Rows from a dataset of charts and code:
----
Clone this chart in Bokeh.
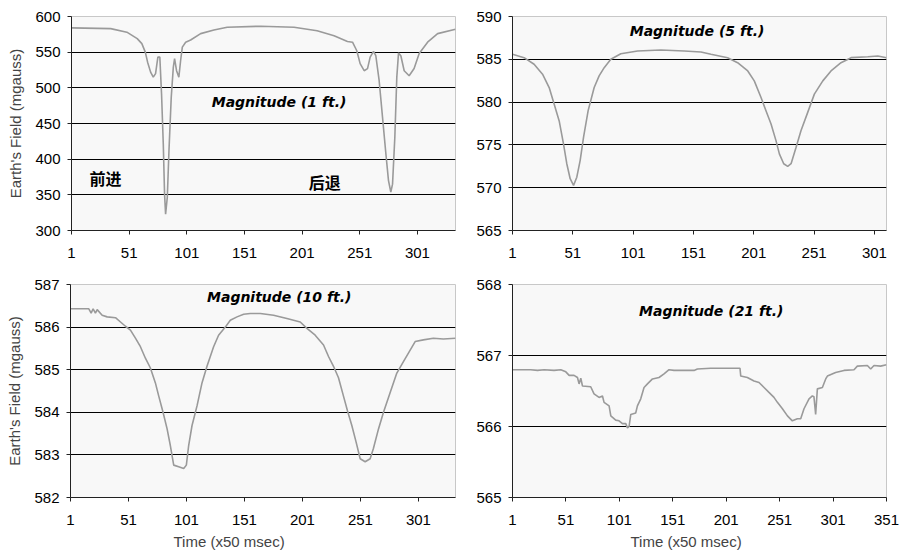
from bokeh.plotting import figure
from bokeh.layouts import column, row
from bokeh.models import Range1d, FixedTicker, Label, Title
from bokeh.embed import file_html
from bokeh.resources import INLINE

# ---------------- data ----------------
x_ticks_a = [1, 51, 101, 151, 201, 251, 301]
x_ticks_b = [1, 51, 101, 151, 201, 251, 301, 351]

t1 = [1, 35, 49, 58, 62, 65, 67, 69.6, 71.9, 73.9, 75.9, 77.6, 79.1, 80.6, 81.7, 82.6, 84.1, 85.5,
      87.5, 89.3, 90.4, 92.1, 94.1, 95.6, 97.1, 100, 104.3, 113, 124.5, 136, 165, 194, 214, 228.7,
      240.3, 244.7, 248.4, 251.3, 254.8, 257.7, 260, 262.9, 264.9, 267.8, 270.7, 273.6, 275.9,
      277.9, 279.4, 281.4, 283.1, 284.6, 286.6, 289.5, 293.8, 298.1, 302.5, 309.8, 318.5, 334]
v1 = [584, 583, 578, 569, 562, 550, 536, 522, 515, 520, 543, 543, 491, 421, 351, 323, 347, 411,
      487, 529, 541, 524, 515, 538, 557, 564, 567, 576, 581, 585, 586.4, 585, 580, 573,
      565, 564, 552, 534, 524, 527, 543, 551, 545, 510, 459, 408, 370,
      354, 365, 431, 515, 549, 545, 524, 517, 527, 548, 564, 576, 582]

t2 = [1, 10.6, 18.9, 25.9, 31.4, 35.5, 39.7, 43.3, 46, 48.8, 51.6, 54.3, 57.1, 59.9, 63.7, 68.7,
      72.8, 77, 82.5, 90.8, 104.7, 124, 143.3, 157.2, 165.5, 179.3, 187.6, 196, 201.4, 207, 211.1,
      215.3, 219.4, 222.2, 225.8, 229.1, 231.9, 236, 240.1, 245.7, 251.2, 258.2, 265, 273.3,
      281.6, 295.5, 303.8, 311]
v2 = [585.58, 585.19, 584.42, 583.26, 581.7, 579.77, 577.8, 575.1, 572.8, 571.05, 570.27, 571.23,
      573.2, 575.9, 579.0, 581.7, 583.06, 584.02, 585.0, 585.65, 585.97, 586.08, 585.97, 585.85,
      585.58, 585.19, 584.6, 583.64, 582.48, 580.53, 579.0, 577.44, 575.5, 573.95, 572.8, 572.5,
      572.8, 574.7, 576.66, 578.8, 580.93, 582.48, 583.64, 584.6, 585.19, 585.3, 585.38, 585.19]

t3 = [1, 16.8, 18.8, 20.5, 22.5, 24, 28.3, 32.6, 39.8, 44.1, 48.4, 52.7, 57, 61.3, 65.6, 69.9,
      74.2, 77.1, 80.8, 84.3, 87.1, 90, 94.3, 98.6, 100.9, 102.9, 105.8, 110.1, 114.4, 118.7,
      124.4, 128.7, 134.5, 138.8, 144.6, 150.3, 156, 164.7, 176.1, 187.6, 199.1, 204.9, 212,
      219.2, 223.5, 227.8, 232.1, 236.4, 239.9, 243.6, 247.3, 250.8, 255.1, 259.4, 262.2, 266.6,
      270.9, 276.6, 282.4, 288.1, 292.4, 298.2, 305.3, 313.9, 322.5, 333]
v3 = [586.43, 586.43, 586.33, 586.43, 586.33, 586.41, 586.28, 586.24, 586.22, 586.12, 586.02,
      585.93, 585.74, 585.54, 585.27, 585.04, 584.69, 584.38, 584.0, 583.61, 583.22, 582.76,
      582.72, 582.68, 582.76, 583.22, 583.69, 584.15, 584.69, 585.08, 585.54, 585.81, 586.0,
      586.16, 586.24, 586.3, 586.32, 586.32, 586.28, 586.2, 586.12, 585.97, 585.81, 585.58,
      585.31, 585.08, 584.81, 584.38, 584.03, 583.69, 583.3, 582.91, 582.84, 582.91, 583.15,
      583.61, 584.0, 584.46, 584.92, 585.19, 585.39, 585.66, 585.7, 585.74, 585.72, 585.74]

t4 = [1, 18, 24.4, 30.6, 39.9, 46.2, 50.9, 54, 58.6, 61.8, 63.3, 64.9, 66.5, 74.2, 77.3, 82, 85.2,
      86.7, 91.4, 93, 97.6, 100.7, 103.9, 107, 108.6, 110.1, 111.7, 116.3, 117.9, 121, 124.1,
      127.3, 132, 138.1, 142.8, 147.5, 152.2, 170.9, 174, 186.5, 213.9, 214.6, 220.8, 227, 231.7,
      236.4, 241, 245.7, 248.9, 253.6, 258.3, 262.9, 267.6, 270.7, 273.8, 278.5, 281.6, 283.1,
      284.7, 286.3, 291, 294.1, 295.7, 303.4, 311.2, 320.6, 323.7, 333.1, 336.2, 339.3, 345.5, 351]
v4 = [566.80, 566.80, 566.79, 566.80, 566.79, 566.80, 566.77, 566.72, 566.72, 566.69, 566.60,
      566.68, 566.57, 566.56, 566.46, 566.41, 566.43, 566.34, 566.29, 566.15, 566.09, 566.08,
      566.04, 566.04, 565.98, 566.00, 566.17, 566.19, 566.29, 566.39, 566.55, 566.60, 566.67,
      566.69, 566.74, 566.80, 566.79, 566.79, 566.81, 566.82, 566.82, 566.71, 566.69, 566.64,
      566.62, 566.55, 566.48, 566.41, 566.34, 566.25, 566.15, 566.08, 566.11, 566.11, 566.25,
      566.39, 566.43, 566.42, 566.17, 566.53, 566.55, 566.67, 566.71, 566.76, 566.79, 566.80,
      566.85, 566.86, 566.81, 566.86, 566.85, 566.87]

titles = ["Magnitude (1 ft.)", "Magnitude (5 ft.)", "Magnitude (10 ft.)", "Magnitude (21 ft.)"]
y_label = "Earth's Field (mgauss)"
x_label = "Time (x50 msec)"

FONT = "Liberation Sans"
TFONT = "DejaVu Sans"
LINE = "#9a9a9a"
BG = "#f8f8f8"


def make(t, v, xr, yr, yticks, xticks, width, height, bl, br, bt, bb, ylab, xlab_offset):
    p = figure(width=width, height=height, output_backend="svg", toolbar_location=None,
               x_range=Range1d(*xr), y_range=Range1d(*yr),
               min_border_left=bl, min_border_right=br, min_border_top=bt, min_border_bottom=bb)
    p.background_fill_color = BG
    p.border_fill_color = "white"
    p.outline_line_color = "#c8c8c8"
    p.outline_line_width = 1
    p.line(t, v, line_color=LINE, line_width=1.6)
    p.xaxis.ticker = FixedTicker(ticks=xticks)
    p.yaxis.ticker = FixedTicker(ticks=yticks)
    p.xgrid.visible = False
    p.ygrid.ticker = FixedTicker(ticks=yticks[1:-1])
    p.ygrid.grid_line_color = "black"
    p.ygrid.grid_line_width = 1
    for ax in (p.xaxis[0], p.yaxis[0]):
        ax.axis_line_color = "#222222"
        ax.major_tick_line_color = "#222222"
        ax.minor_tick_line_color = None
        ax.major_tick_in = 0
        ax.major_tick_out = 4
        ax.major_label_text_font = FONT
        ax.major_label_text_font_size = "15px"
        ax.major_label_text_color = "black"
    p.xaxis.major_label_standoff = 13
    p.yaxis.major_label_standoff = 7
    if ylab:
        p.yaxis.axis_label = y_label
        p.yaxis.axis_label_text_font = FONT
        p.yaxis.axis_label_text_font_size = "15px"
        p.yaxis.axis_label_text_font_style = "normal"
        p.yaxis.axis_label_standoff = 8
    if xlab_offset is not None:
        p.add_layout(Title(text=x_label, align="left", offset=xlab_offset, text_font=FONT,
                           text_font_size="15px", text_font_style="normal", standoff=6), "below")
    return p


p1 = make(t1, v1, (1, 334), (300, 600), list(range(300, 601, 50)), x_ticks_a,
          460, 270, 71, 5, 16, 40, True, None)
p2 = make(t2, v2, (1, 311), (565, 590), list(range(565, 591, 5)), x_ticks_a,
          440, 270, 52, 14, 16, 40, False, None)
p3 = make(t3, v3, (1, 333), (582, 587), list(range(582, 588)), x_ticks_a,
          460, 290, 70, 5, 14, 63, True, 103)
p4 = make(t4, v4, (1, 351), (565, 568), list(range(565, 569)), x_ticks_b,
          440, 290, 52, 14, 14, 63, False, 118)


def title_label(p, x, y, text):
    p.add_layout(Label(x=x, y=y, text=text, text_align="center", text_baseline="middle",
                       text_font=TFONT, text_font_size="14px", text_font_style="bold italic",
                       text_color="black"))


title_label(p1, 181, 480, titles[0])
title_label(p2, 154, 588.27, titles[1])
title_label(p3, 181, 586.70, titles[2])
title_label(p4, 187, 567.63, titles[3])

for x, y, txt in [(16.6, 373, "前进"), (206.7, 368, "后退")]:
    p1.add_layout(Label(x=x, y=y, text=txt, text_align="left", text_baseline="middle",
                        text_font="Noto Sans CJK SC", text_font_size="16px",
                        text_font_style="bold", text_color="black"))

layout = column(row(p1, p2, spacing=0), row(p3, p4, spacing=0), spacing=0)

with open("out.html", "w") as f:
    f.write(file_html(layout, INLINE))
----
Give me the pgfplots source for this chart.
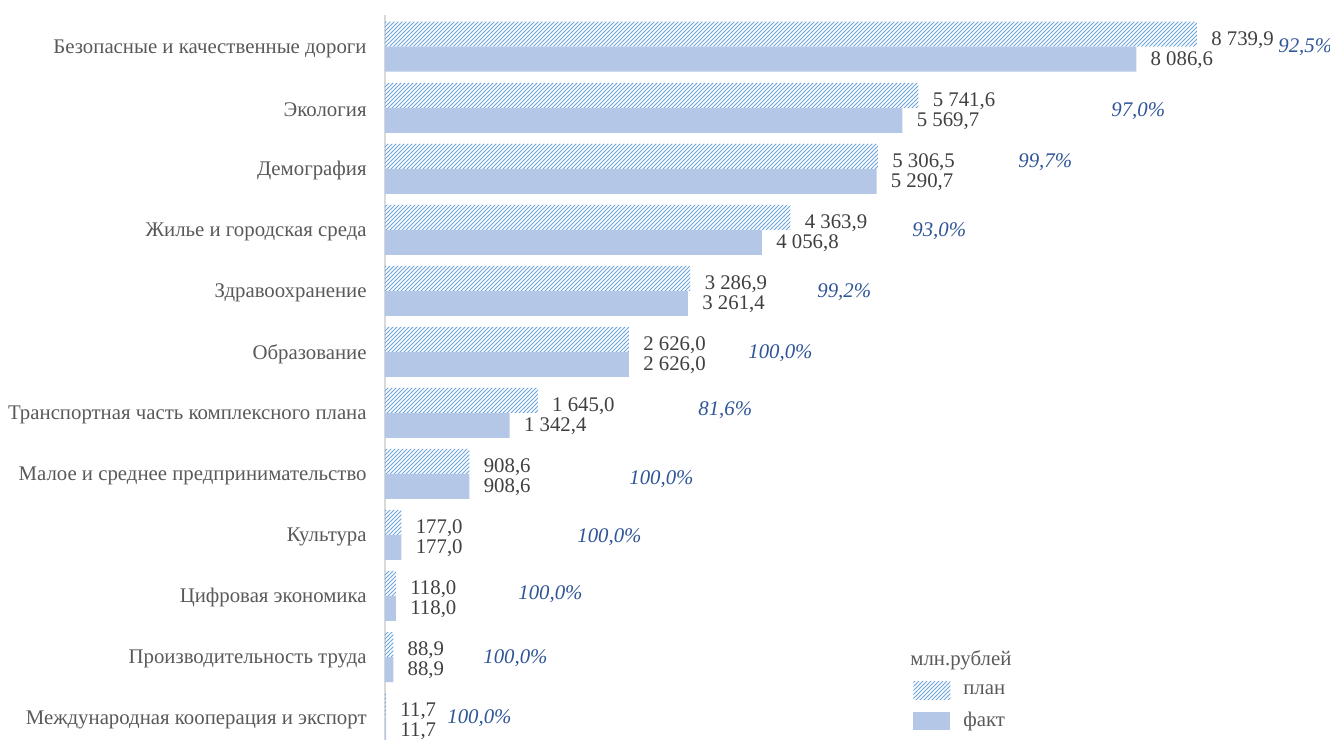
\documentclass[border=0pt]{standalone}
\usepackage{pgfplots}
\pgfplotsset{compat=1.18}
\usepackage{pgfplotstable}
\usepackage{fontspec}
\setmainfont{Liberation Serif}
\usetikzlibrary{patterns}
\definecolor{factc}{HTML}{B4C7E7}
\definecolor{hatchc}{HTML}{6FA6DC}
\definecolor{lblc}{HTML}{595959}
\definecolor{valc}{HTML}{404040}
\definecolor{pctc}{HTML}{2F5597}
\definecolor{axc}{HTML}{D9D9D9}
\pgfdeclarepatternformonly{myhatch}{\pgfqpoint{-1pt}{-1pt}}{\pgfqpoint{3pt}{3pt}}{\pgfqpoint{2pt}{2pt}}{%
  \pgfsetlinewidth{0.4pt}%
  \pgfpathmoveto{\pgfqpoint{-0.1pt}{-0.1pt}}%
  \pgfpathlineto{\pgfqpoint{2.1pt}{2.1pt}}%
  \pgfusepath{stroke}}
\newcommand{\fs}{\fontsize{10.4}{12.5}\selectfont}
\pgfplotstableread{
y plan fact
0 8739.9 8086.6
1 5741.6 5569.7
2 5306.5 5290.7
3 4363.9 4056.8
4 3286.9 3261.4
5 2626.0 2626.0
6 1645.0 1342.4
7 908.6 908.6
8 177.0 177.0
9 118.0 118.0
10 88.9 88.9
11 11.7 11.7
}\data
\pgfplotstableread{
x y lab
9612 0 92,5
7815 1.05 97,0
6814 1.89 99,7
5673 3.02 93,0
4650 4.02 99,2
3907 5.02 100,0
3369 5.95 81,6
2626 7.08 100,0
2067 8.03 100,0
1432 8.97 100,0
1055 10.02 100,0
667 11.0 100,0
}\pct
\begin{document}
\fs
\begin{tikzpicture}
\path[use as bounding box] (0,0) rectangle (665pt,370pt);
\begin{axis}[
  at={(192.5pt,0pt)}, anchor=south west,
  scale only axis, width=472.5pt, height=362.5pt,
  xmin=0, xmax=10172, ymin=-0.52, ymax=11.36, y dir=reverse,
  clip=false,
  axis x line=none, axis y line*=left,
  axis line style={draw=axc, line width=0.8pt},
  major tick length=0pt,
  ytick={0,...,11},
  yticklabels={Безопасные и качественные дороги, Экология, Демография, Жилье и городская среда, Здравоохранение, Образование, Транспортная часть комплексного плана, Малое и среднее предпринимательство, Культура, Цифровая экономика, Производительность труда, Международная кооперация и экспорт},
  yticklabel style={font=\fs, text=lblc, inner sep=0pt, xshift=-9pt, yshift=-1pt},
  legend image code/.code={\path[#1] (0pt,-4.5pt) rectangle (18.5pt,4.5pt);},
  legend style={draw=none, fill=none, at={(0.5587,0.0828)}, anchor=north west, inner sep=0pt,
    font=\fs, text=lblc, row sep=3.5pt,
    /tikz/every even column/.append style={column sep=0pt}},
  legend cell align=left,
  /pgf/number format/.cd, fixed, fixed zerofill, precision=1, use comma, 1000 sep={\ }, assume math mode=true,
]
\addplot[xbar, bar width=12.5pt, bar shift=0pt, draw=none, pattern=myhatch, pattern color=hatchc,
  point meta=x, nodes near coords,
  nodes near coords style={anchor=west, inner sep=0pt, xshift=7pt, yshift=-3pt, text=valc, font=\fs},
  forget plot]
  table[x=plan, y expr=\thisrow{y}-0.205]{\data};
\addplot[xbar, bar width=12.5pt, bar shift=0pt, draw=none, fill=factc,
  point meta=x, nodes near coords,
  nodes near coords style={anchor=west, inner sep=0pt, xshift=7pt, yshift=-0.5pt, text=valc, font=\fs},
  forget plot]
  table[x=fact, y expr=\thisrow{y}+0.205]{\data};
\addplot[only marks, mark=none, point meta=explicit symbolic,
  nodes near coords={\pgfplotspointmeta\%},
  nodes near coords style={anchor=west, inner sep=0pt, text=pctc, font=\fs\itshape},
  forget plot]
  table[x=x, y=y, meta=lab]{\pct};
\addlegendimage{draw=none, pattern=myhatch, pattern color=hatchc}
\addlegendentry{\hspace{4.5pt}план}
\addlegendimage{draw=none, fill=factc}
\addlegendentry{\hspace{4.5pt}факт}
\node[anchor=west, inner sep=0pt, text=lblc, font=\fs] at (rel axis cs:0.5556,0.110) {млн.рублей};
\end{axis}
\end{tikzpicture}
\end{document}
----
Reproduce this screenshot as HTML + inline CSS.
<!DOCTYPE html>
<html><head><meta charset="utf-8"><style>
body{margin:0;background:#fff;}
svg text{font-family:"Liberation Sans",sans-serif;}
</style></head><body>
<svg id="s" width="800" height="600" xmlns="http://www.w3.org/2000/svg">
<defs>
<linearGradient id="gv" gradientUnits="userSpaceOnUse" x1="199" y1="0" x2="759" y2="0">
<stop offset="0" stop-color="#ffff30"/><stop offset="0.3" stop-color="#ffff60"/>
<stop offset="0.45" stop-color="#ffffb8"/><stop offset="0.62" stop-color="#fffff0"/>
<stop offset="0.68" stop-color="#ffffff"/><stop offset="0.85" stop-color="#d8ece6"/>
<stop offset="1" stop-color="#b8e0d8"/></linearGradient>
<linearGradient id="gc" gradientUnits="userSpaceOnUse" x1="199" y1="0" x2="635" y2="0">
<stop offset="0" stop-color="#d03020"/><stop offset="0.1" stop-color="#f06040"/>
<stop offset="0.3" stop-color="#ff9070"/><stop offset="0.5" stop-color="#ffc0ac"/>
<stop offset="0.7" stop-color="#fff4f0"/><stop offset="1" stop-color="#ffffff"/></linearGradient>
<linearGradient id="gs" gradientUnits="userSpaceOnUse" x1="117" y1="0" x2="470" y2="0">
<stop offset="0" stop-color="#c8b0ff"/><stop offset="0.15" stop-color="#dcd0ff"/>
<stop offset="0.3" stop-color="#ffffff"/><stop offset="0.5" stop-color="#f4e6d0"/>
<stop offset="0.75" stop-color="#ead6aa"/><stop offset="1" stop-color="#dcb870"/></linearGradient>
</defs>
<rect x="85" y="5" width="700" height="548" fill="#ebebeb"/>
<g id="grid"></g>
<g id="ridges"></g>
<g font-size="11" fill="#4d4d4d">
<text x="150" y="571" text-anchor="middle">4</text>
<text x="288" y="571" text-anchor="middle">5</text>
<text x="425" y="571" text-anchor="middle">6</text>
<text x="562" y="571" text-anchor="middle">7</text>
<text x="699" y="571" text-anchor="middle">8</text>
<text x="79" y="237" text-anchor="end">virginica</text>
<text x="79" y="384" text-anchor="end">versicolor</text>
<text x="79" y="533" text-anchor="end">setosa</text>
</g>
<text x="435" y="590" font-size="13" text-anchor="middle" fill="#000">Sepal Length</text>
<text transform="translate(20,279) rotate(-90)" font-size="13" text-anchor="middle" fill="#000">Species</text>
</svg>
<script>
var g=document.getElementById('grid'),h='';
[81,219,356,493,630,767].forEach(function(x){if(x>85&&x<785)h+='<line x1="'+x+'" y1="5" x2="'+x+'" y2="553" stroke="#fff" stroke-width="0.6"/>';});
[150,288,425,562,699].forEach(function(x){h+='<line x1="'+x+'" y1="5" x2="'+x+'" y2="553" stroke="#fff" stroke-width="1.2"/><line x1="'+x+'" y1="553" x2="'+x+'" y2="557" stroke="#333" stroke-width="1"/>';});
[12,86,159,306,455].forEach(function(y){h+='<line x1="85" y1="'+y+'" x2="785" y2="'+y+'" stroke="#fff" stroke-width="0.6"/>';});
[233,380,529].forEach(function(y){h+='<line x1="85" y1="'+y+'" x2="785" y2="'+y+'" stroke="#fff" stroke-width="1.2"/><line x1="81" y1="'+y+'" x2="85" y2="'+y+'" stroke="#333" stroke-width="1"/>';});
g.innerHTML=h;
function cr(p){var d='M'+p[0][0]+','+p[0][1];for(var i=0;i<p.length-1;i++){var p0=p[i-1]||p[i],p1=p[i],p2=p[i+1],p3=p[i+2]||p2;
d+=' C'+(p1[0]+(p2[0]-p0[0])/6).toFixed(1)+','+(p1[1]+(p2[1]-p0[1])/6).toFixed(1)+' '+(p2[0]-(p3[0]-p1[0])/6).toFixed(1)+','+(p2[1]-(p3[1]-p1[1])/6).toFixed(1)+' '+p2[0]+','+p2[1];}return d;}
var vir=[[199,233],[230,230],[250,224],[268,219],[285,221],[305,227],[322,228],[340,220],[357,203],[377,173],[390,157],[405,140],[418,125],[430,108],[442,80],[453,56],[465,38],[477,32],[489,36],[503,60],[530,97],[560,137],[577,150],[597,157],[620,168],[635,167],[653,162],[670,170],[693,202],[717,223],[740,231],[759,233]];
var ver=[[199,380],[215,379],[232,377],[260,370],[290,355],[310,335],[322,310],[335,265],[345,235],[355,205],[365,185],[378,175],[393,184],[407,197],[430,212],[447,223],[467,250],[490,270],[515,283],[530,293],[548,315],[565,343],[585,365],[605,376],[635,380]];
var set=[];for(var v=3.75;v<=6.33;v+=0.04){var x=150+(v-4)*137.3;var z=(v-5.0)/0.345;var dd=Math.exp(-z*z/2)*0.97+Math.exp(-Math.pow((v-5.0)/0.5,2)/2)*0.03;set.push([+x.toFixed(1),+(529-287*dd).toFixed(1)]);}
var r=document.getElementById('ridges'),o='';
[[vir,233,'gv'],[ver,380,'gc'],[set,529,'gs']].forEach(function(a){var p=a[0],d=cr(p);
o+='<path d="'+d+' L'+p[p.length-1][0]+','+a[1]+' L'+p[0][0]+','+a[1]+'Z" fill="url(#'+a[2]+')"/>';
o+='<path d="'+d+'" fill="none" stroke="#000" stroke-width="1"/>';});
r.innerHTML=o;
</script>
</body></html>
----
*STATED GOAL*: Starting at the line that contains "Clone this chart in Bokeh." and stopping after the line that contains "from bokeh.resources import INLINE", copy every line exactly. Leave any pictures behind.

*SOLUTION BELOW*:
Clone this chart in Bokeh.
from bokeh.plotting import figure
from bokeh.layouts import column, row
from bokeh.models import Range1d, FixedTicker, Label, Title
from bokeh.embed import file_html
from bokeh.resources import INLINE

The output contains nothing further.